Within the compiler config, the QuantumResultsFormat can be used as follows:

from compiler_config.config import CompilerConfig
config = CompilerConfig(results_format=QuantumResultsFormat().binary_count())

Optimizations

Sometimes a quantum program that is given is not always immediately compatible or optimal for the target hardware. QAT has a number of optimization methods to overcome this issue, which can be specified through the OptimizationConfig.

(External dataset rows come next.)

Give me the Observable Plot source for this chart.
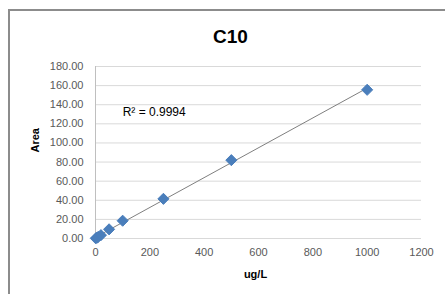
<!DOCTYPE html>
<html>
<head>
<meta charset="utf-8">
<script src="https://cdn.jsdelivr.net/npm/d3@7"></script>
<script src="https://cdn.jsdelivr.net/npm/@observablehq/plot@0.6"></script>
<style>
  html, body { margin: 0; padding: 0; background: #fff; overflow: hidden; }
  #wrap { position: relative; width: 445px; height: 294px; }
  #frame { position: absolute; left: 8px; top: 9px; width: 460px; height: 310px; border: 2px solid #8c8c8c; box-sizing: border-box; }
  #chart { position: absolute; left: 0; top: 0; }
</style>
</head>
<body>
<div id="wrap"><div id="frame"></div><div id="chart"></div></div>
<script>
const title = "C10";
const xLabel = "ug/L";
const yLabel = "Area";
const r2Label = "R² = 0.9994";
const conc = [1, 5, 10, 20, 50, 100, 250, 500, 1000];
const area = [0.2, 0.8, 1.7, 3.5, 9.6, 18.6, 41.5, 82.0, 155.6];
const xTicks = [0, 200, 400, 600, 800, 1000, 1200];
const yTicks = [0, 20, 40, 60, 80, 100, 120, 140, 160, 180];

const data = conc.map((c, i) => ({x: c, y: area[i]}));
const font = "'Liberation Sans', Arial, sans-serif";

const plot = Plot.plot({
  width: 445,
  height: 294,
  marginLeft: 95,
  marginRight: 24,
  marginTop: 66,
  marginBottom: 56,
  style: {fontFamily: font, fontSize: "11px", color: "#595959", background: "transparent"},
  x: {domain: [0, 1200], ticks: xTicks, tickSize: 0, tickPadding: 10, tickFormat: d3.format("d"), label: null},
  y: {domain: [0, 180], ticks: yTicks, tickSize: 0, tickPadding: 12, tickFormat: d3.format(".2f"), label: null},
  marks: [
    Plot.gridY(yTicks, {stroke: "#d9d9d9", strokeOpacity: 1}),
    Plot.ruleX([0], {stroke: "#bfbfbf"}),
    Plot.axisX({ticks: xTicks, tickSize: 0, tickPadding: 10, tickFormat: d3.format("d"), fill: "#595959"}),
    Plot.axisY({ticks: yTicks, tickSize: 0, tickPadding: 12, tickFormat: d3.format(".2f"), fill: "#595959"}),
    Plot.linearRegressionY(data, {x: "x", y: "y", ci: 0, stroke: "#7f7f7f", strokeWidth: 1}),
    Plot.dot(data, {x: "x", y: "y", symbol: "diamond2", r: 5, fill: "#4a7ebb", stroke: "#4a7ebb", strokeWidth: 1}),
    Plot.text([r2Label], {x: 100, y: 132, text: d => d, textAnchor: "start", fontSize: 12, fill: "#000"}),
    Plot.text([title], {frameAnchor: "top", dx: -28, dy: -37, fontSize: 19, fontWeight: "bold", fill: "#000"}),
    Plot.text([xLabel], {frameAnchor: "bottom", dx: -3, dy: 39, fontSize: 11, fontWeight: "bold", fill: "#000"}),
    Plot.text([yLabel], {frameAnchor: "left", dx: -60, rotate: -90, fontSize: 11, fontWeight: "bold", fill: "#000"})
  ]
});
document.getElementById("chart").appendChild(plot);
</script>
</body>
</html>
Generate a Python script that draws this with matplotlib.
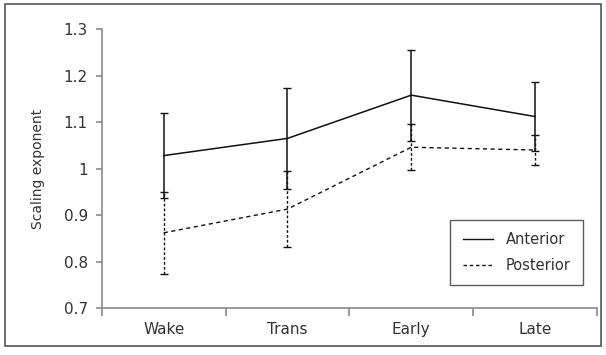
import matplotlib.pyplot as plt
from matplotlib.patches import Rectangle
from matplotlib.lines import Line2D
import numpy as np

plt.rcParams['font.family'] = ['DejaVu Sans']

stages = ['Wake', 'Trans', 'Early', 'Late']
anterior = [1.028, 1.065, 1.158, 1.112]
anterior_err = [0.091, 0.108, 0.098, 0.075]
posterior = [0.862, 0.913, 1.046, 1.040]
posterior_err = [0.088, 0.082, 0.050, 0.033]

x = np.arange(len(stages))
axis_grey = '#8a8a8a'
ink = '#333333'

fig = plt.figure(figsize=(6.06, 3.55), dpi=100)
ax = fig.add_axes([0.168, 0.132, 0.817, 0.786])

ax.errorbar(x, anterior, yerr=anterior_err, color='#111111', lw=1.1,
            elinewidth=1.1, capsize=3, capthick=1.0)
ep = ax.errorbar(x, posterior, yerr=posterior_err, color='#111111', lw=1.0,
                 ls=(0, (3, 2.5)), elinewidth=1.0, capsize=3, capthick=1.0)
for lc in ep[2]:
    lc.set_linestyle((0, (2, 1.5)))

ax.set_xlim(-0.5, 3.5)
ax.set_ylim(0.7, 1.3)
ax.set_yticks([0.7, 0.8, 0.9, 1.0, 1.1, 1.2, 1.3])
ax.set_yticklabels(['0.7', '0.8', '0.9', '1', '1.1', '1.2', '1.3'])
ax.set_xticks(x)
ax.set_xticklabels(stages)
ax.set_xticks(np.arange(-0.5, 4, 1), minor=True)
ax.tick_params(axis='x', which='major', length=0, pad=10, labelsize=11, colors=ink)
ax.tick_params(axis='x', which='minor', length=6, width=1.2, color=axis_grey)
ax.tick_params(axis='y', length=4, width=1.2, color=axis_grey, labelsize=11,
               labelcolor=ink, pad=6)

for s in ['top', 'right']:
    ax.spines[s].set_visible(False)
for s in ['left', 'bottom']:
    ax.spines[s].set_color(axis_grey)
    ax.spines[s].set_linewidth(1.2)

ax.set_ylabel('Scaling exponent', fontsize=10, color=ink)
ax.yaxis.set_label_coords(-0.115, 0.5)

handles = [Line2D([], [], color='#111111', lw=1.0),
           Line2D([], [], color='#111111', lw=1.0, ls=(0, (2.5, 2)))]
leg = ax.legend(handles, ['Anterior', 'Posterior'], loc='lower right',
                bbox_to_anchor=(0.972, 0.082), frameon=True, fancybox=False,
                edgecolor=ink, fontsize=10.5, handlelength=2.1, handletextpad=0.85,
                borderpad=0.85, labelspacing=0.75, borderaxespad=0)
leg.get_frame().set_linewidth(1.0)
for t in leg.get_texts():
    t.set_color(ink)

fig.patches.append(Rectangle((0.009, 0.025), 0.982, 0.963, transform=fig.transFigure,
                             fill=False, edgecolor='#555555', lw=1.2))

fig.savefig('out.png', dpi=100)
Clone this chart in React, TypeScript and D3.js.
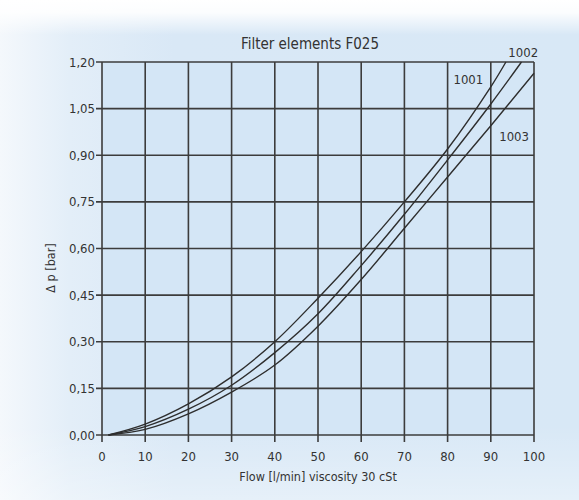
import React from "react";
import * as d3 from "d3";

// Flow [l/min] sample points
const flow1001 = [1.5, 10, 20, 30, 40, 50, 60, 70, 80, 90, 93.5];
const dp1001 = [0, 0.035, 0.1, 0.187, 0.3, 0.44, 0.59, 0.75, 0.92, 1.12, 1.2];

const flow1002 = [1.5, 10, 20, 30, 40, 50, 60, 70, 80, 90, 97.1];
const dp1002 = [0, 0.027, 0.083, 0.16, 0.265, 0.39, 0.545, 0.71, 0.885, 1.065, 1.2];

const flow1003 = [1.5, 10, 20, 30, 40, 50, 60, 70, 80, 90, 100];
const dp1003 = [0, 0.018, 0.068, 0.138, 0.225, 0.35, 0.5, 0.665, 0.83, 0.995, 1.164];

const xTicks = [0, 10, 20, 30, 40, 50, 60, 70, 80, 90, 100];
const yTicks = [0, 0.15, 0.3, 0.45, 0.6, 0.75, 0.9, 1.05, 1.2];

const seriesNames = ["1001", "1002", "1003"];

const W = 579;
const H = 500;
const FONT = "'Liberation Sans Narrow', 'DejaVu Sans Condensed', 'Roboto Condensed', sans-serif";
const INK = "#333";

export default function App() {
  const x = d3.scaleLinear().domain([0, 100]).range([102, 534]);
  const y = d3.scaleLinear().domain([0, 1.2]).range([435, 62]);

  const line = d3
    .line<[number, number]>()
    .x((d) => x(d[0]))
    .y((d) => y(d[1]))
    .curve(d3.curveCatmullRom.alpha(0.5));

  const series = [
    d3.zip(flow1001, dp1001) as [number, number][],
    d3.zip(flow1002, dp1002) as [number, number][],
    d3.zip(flow1003, dp1003) as [number, number][],
  ];

  // label anchors (data coords) next to each curve
  const labelPos: [number, number][] = [
    [84.8, 1.13],
    [97.5, 1.217],
    [95.4, 0.945],
  ];

  return (
    <svg
      width={W}
      height={H}
      style={{ position: "absolute", left: 0, top: 0, display: "block" }}
      fontFamily={FONT}
    >
      <defs>
        <linearGradient id="bgH" x1="0" x2="1" y1="0" y2="0">
          <stop offset="0" stopColor="#f4f8fc" />
          <stop offset="0.12" stopColor="#e3eef8" />
          <stop offset="0.3" stopColor="#d9e8f6" />
          <stop offset="1" stopColor="#d8e8f6" />
        </linearGradient>
        <linearGradient id="bgV" x1="0" x2="0" y1="0" y2="1">
          <stop offset="0" stopColor="#ffffff" stopOpacity={1} />
          <stop offset="0.025" stopColor="#ffffff" stopOpacity={0.9} />
          <stop offset="0.07" stopColor="#ffffff" stopOpacity={0} />
          <stop offset="0.85" stopColor="#ffffff" stopOpacity={0} />
          <stop offset="1" stopColor="#ffffff" stopOpacity={0.35} />
        </linearGradient>
      </defs>
      <rect width={W} height={H} fill="url(#bgH)" />
      <rect width={W} height={H} fill="url(#bgV)" />

      <rect
        x={x(0)}
        y={y(1.2)}
        width={x(100) - x(0)}
        height={y(0) - y(1.2)}
        fill="#d4e6f6"
      />

      {/* grid */}
      {xTicks.map((t) => (
        <g key={"x" + t}>
          <line x1={x(t)} x2={x(t)} y1={y(1.2)} y2={y(0) + 7} stroke="#3c3c3c" strokeWidth={1.6} />
          <text x={x(t)} y={461} textAnchor="middle" fontSize={13} fill={INK}>
            {t}
          </text>
        </g>
      ))}
      {yTicks.map((t) => (
        <g key={"y" + t}>
          <line x1={x(0) - 6} x2={x(100)} y1={y(t)} y2={y(t)} stroke="#3c3c3c" strokeWidth={1.6} />
          <text
            x={95}
            y={y(t)}
            dy="0.35em"
            textAnchor="end"
            fontSize={13}
            fill={INK}
          >
            {t.toFixed(2).replace(".", ",")}
          </text>
        </g>
      ))}

      {/* curves */}
      {series.map((s, i) => (
        <path key={seriesNames[i]} d={line(s) ?? ""} fill="none" stroke="#2e2e2e" strokeWidth={1.4} />
      ))}

      {seriesNames.map((n, i) => (
        <text
          key={"l" + n}
          x={x(labelPos[i][0])}
          y={y(labelPos[i][1])}
          textAnchor="middle"
          fontSize={13}
          fill={INK}
        >
          {n}
        </text>
      ))}

      <text x={310} y={49} textAnchor="middle" fontSize={15} fill={INK}>
        Filter elements F025
      </text>
      <text x={318} y={481} textAnchor="middle" fontSize={12.5} fill={INK}>
        Flow [l/min] viscosity 30 cSt
      </text>
      <text
        transform={`translate(55, 268) rotate(-90)`}
        textAnchor="middle"
        fontSize={12.5}
        fill={INK}
      >
        Δ p [bar]
      </text>
    </svg>
  );
}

A large amount of the optimization methods for quantum circuits used in QAT is done via pytket. The different optimizations can be chosen using the TketOptimizations flag. There are many passes available, here we will just specify some pre-defined composite options:

  • TketOptimizations.One: Maps the quantum circuit onto the target hardware’s topology and resolves the direction of 2Q gates to match the hardware.

  • TketOptimizations.Two: TketOptimizations.One and manipulates the circuit to reduce the gate count without changing the meaning of the circuit.

These options can be used in the Tket config, which comes with some options:

  • Tket().disable(): Disables Tket optimizations.

  • Tket().minimum(): Maps the quantum circuit onto the target hardware’s topology.

  • Tket().default(): Uses TketOptimizations.One.

  • Custom optimization flags, e.g., Tket(TketOptimizations.Two).

Within the compiler config, the Tket config can be used as follows:

from compiler_config.config import CompilerConfig, Tket
config = CompilerConfig(optimizations=Tket().default())

Error mitigation

If available in the hardware model, the compiler config can be used to specify readout error mitigation strategies to be used. The available options are

  • ErrorMitigationConfig.LinearMitigation: Applies error mitigation to each qubit individually using the readout errors in the hardware model.

  • ErrorMitigationConfig.MatrixMitigation: Applies error mitigation to qubits collectively, considering the collective state of all qubits.

from compiler_config.config import ErrorMitigationConfig
config = CompilerConfig(error_mitigiation=ErrorMitigationConfig.LinearMitigation)

Warning

Error mitigation is an experimental feature and might not always work as expected.